<ある女性が飛行機内の乗客の行為についてSNSに投稿した体験談をきっかけに、「それは100%乗客個人の自由」「配慮は必要」など議論が巻き起こる事態に>
あるイギリス人旅行者の女性がSNSへの投稿で、空の旅で経験した不愉快な出来事について語ったことをきっかけに、機内でのマナーをめぐる議論が巻き起こっている。女性は、自分の前の席に座る客の行為が「マナー違反」だと憤慨し、その時の動画を公開したのだが、前列の客の行為が本当にマナー違反なのかどうかで意見が分かれているのだ。
【写真】飛行機内の客の行為に「大迷惑!」と動画を撮影…しかし「これはマナー違反ではない」の指摘が
シェフィールド出身のキルステン(33)は5月に入ってすぐの週末に、メキシコからイギリスへの帰国便を利用した(航空会社の名前は明かしていない)。このとき前の座席にいた男性が10時間のフライトのうち最後の数時間、何度も座席をリクライニングしてきたが、彼女によれば男性の座席は最前列で前方には十分なスペースがあったという。
「男性はイギリスに到着する約4時間前に座席を倒してきて、その2時間後にもまた座席を倒してきた」と彼女は本誌に語り、さらにこう続けた。「私は自分の後ろの座席に背の高い人が座っているのを知っていたから、自分の座席は倒さなかった」
■リクライニングの権利をめぐり反応はさまざま
さらに最悪だったのは、キルステン(名字は非公表)が追加料金を支払って足元の広い席を予約していたことだった。

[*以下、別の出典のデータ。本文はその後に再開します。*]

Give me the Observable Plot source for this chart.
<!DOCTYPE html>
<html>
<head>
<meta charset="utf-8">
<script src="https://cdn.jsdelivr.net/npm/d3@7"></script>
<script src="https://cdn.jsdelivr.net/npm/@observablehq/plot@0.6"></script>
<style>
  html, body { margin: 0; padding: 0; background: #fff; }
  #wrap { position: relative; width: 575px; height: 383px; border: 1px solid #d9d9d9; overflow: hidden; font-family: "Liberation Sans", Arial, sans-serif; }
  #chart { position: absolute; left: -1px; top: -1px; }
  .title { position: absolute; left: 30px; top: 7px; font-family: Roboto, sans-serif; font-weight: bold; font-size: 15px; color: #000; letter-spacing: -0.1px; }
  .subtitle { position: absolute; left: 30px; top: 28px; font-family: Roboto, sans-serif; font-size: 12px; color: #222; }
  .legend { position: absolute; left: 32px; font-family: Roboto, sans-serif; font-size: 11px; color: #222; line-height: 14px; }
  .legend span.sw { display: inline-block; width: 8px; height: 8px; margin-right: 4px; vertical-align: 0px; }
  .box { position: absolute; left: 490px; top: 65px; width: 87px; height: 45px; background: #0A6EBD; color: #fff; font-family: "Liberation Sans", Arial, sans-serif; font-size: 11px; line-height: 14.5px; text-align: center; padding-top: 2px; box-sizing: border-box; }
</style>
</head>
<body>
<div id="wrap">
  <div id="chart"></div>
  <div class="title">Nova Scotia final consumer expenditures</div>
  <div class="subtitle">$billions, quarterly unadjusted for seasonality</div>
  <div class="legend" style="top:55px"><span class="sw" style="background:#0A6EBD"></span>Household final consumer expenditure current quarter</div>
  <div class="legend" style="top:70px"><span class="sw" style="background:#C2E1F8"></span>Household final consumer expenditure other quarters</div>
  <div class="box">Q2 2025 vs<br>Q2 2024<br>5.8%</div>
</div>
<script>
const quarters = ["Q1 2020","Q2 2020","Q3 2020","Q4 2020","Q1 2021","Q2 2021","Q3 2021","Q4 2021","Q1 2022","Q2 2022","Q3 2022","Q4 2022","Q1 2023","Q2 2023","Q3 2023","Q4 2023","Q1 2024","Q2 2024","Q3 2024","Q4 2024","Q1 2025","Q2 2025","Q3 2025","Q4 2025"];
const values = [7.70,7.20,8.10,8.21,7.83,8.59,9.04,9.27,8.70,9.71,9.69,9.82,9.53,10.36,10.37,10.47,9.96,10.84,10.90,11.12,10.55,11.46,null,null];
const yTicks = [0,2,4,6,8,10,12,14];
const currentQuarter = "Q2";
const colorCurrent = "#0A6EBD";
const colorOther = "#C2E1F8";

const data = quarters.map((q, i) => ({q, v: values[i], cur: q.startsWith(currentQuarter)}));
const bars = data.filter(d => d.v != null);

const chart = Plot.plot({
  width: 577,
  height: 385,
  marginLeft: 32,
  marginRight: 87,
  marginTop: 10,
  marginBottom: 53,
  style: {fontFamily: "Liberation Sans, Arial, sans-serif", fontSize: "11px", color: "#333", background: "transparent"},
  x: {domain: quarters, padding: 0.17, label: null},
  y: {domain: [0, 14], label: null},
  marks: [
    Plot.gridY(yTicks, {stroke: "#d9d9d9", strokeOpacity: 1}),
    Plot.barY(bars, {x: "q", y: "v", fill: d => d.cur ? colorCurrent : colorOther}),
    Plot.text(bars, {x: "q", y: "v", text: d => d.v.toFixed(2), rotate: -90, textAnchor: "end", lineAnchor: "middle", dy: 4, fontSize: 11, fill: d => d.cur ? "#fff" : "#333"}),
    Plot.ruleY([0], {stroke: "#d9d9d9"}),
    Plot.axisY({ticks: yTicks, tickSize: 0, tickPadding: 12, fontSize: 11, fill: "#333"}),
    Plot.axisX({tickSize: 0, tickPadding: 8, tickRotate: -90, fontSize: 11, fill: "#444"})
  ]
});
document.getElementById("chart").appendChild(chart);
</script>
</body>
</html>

その恩恵は「前の座席が倒された瞬間に失われた」と彼女は述べている。
「前に座席がなくて足を伸ばせる十分なスペースがあるのに、どうしてわざわざ座席をリクライニングする必要があるのか」とキルステンは述べ、さらにこう続けた。
「しかも私は、彼が座席を倒してきたからその恩恵が奪われたが、足元の広い座席を利用するために追加料金を支払っていた。一方で彼は座席の予約に金を払うのは嫌だという理由で、追加料金を払っていないかった」
「そのことで彼が帰国便のチェックイン・カウンターで係員と口論しているのを聞いていた。私たちはちゃんとお金を払って座席を確保したのに、彼のように無作法で態度の悪い人が何の支払いもせずにもっといい席を取っていることにも苛立ちを覚えた」
キルステンは飲み物を飲みたかったことや、前の座席が倒れてきているために機内エンターテインメント用の画面が見えなかったことから、座席を元の位置に戻してくれるよう男性に丁寧に頼んだが、男性はすんなり聞き入れてはくれなかった。

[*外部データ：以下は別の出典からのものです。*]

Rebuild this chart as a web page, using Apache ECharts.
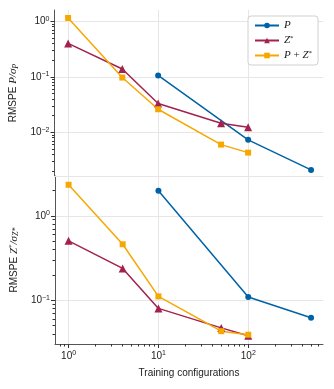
<!DOCTYPE html>
<html lang="en">
  <head>
    <meta charset="UTF-8" />
    <title>RMSPE vs training configurations</title>
    <style>
      html,
      body {
        margin: 0;
        width: 100%;
        height: 100%;
        overflow: hidden;
        background: #fff;
      }
      #main {
        width: 334px;
        height: 389px;
      }
    </style>
  </head>
  <body>
    <div id="main"></div>
    <script src="https://cdn.jsdelivr.net/npm/echarts@6/dist/echarts.min.js"></script>
    <script>
      // training set sizes
      const trainP = [10, 100, 500];
      const trainZ = [1, 4, 10, 50, 100];
      const trainPZ = [1, 4, 10, 50, 100];

      // top panel: RMSPE P / sigma_P
      const topP = [0.106, 0.0073, 0.0021];
      const topZ = [0.4, 0.138, 0.033, 0.0145, 0.0123];
      const topPZ = [1.15, 0.097, 0.026, 0.006, 0.0043];

      // bottom panel: RMSPE Z* / sigma_Z*
      const botP = [1.98, 0.109, 0.062];
      const botZ = [0.505, 0.238, 0.08, 0.047, 0.038];
      const botPZ = [2.33, 0.46, 0.111, 0.043, 0.039];

      const xMajor = [1, 10, 100];
      const xMinor = [0.8, 0.9, 2, 3, 4, 5, 6, 7, 8, 9, 20, 30, 40, 50, 60, 70, 80, 90, 200, 300, 400, 500, 600];
      const topMajor = [0.01, 0.1, 1];
      const topMinor = [0.002, 0.003, 0.004, 0.005, 0.006, 0.007, 0.008, 0.009,
        0.02, 0.03, 0.04, 0.05, 0.06, 0.07, 0.08, 0.09,
        0.2, 0.3, 0.4, 0.5, 0.6, 0.7, 0.8, 0.9];
      const botMajor = [0.1, 1];
      const botMinor = [0.04, 0.05, 0.06, 0.07, 0.08, 0.09,
        0.2, 0.3, 0.4, 0.5, 0.6, 0.7, 0.8, 0.9, 2];

      const names = ["P", "Z*", "P + Z*"];
      const colors = ["#0062a6", "#a3214f", "#f6a800"];
      const symbols = ["circle", "triangle", "rect"];

      const sans = "Liberation Sans";
      const serif = "Liberation Serif";
      const gridColor = "#e6e6e6";
      const axisColor = "#555";

      function pow10(v) {
        const e = Math.round(Math.log10(v));
        return "{b|10}{s|" + (e < 0 ? "\u2212" + -e : e) + "}";
      }
      const powRich = {
        b: { fontSize: 10, fontFamily: sans, color: "#222" },
        s: { fontSize: 7, fontFamily: sans, color: "#222", verticalAlign: "top", padding: [0, 0, 5, 0] },
      };

      function mainY(grid, min, max, ticks, name, nameRich) {
        return {
          type: "log",
          gridIndex: grid,
          position: "left",
          min: min,
          max: max,
          name: name,
          nameLocation: "middle",
          nameGap: 33,
          nameRotate: 90,
          nameTextStyle: { fontSize: 10, fontFamily: sans, color: "#222", rich: nameRich },
          axisLine: { show: true, onZero: false, lineStyle: { color: axisColor, width: 1 } },
          axisTick: { show: true, length: 4, customValues: ticks, lineStyle: { color: "#333" } },
          axisLabel: { customValues: ticks, formatter: pow10, rich: powRich, margin: 5 },
          splitLine: { show: true, lineStyle: { color: gridColor, width: 1 } },
        };
      }
      // second, label-less axis only for the 2..9 minor ticks
      function minorY(grid, min, max, ticks) {
        return {
          type: "log",
          gridIndex: grid,
          position: "left",
          offset: 0,
          min: min,
          max: max,
          axisLine: { show: false, onZero: false },
          axisTick: { show: true, length: 2.5, customValues: ticks, lineStyle: { color: "#333" } },
          axisLabel: { show: false, customValues: ticks },
          splitLine: { show: false },
        };
      }

      const nameRich = {
        t: { fontFamily: sans, fontSize: 10, color: "#222" },
        i: { fontFamily: serif, fontStyle: "italic", fontSize: 11, color: "#222" },
        sub: { fontFamily: serif, fontStyle: "italic", fontSize: 8, color: "#222", verticalAlign: "bottom", padding: [4, 0, 0, 0] },
        sup: { fontFamily: serif, fontSize: 7, color: "#222", verticalAlign: "top" },
      };

      const series = [];
      const sets = [
        [trainP, topP, botP],
        [trainZ, topZ, botZ],
        [trainPZ, topPZ, botPZ],
      ];
      sets.forEach(function (s, k) {
        const style = {
          name: names[k],
          type: "line",
          symbol: symbols[k],
          symbolSize: k === 1 ? 8 : 6,
          lineStyle: { color: colors[k], width: 1.5 },
          itemStyle: { color: colors[k] },
          z: 3,
        };
        series.push(Object.assign({}, style, {
          xAxisIndex: 0,
          yAxisIndex: 0,
          data: s[0].map((x, i) => [x, s[1][i]]),
        }));
        series.push(Object.assign({}, style, {
          xAxisIndex: 1,
          yAxisIndex: 2,
          data: s[0].map((x, i) => [x, s[2][i]]),
        }));
      });

      const option = {
        animation: false,
        backgroundColor: "#fff",
        grid: [
          { left: 53, right: 11, top: 10, height: 166 },
          { left: 53, right: 11, top: 176, height: 168 },
        ],
        legend: {
          data: names,
          orient: "vertical",
          left: 248,
          top: 16,
          padding: [4, 6, 4, 6],
          itemGap: 4,
          itemWidth: 24,
          itemHeight: 7,
          backgroundColor: "#fff",
          borderColor: "#d0d0d0",
          borderWidth: 1,
          borderRadius: 3,
          formatter: function (n) {
            if (n === "P") return "{i|P}";
            if (n === "Z*") return "{i|Z}{s|*}";
            return "{i|P} + {i|Z}{s|*}";
          },
          textStyle: {
            fontSize: 11,
            fontFamily: serif,
            color: "#222",
            rich: {
              i: { fontFamily: serif, fontStyle: "italic", fontSize: 11, color: "#222" },
              s: { fontFamily: serif, fontSize: 7, color: "#222", verticalAlign: "top" },
            },
          },
        },
        xAxis: [
          {
            type: "log",
            gridIndex: 0,
            position: "bottom",
            min: 0.706,
            max: 679,
            axisLine: { show: true, onZero: false, lineStyle: { color: gridColor } },
            axisTick: { show: false, customValues: xMajor },
            axisLabel: { show: false, customValues: xMajor },
            splitLine: { show: true, lineStyle: { color: gridColor, width: 1 } },
          },
          {
            type: "log",
            gridIndex: 1,
            position: "bottom",
            min: 0.706,
            max: 679,
            name: "Training configurations",
            nameLocation: "middle",
            nameGap: 24,
            nameTextStyle: { fontSize: 10, fontFamily: sans, color: "#222" },
            axisLine: { show: true, onZero: false, lineStyle: { color: axisColor, width: 1 } },
            axisTick: { show: true, length: 4, customValues: xMajor, lineStyle: { color: "#333" } },
            axisLabel: { customValues: xMajor, formatter: pow10, rich: powRich, margin: 6 },
            splitLine: { show: true, lineStyle: { color: gridColor, width: 1 } },
          },
          {
            type: "log",
            gridIndex: 1,
            position: "bottom",
            offset: 0,
            min: 0.706,
            max: 679,
            axisLine: { show: false, onZero: false },
            axisTick: { show: true, length: 2.5, customValues: xMinor, lineStyle: { color: "#333" } },
            axisLabel: { show: false, customValues: xMinor },
            splitLine: { show: false },
          },
        ],
        yAxis: [
          mainY(0, 0.00163, 1.6, topMajor, "{t|RMSPE }{i|P/\u03c3}{sub|P}", nameRich),
          minorY(0, 0.00163, 1.6, topMinor),
          mainY(1, 0.0303, 2.96, botMajor, "{t|RMSPE }{i|Z}{sup|*}{i|/\u03c3}{sub|Z*}", nameRich),
          minorY(1, 0.0303, 2.96, botMinor),
        ],
        series: series,
      };

      const myChart = echarts.init(document.getElementById("main"));
      myChart.setOption(option);
    </script>
  </body>
</html>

「彼は文句を言ってきたが、最終的には座席を元に戻してくれたので私もお礼を言った。だがその2時間後、彼はまた乱暴に座席を倒してきた」と彼女は言う。
■「失礼なんかじゃない」「一声かけるべき」
彼女は週明けにこの出来事をTikTok上で共有することにした。「自分の前に約180センチのスペースがあるのに10時間のフライトで座席をリクライニングしてくれる無神経な人」というキャプションをつけた動画は、40万回以上視聴された。
だが動画に対する反応は彼女に同情的なものばかりではなかった。
ある人物は「言いにくいけれど教えてあげる。客室乗務員の立場から言わせてもらえば、座席はいつでも好きな時にリクライニングする権利がある。100%その人の自由。失礼なんかじゃない」とコメントした。

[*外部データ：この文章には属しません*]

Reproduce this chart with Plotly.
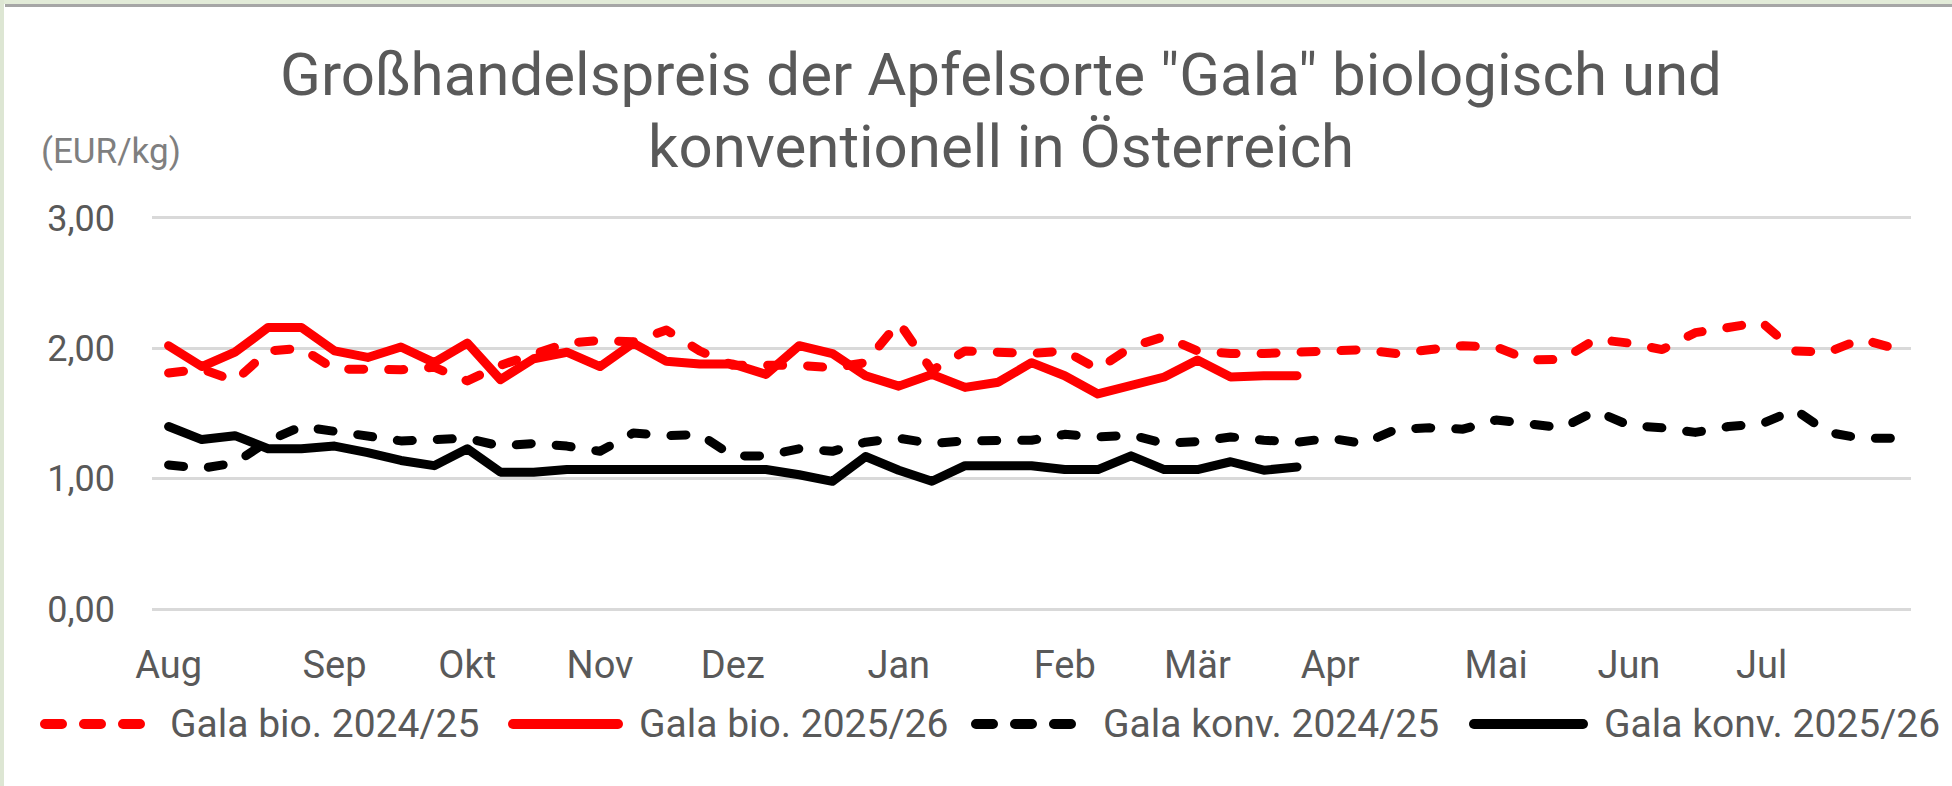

別の人物は「それは失礼なことではなくて普通のこと。リクライニングが失礼なことなら、そもそも座席が倒せるように設計されていないはず」と書き込んだ。
一方でキルステンに同情的な声もあった。ある人物は「ほかの人のコメントがあまりに利己的で呆れている……。リクライニングしたいなら後ろの座席の人に一言、座席を倒していいか聞けばいい」と書き込んだ。
キルステンは、座席のリクライニングが許されていることは知っているが、リクライニングする際にはほかの乗客への配慮も必要だと述べている。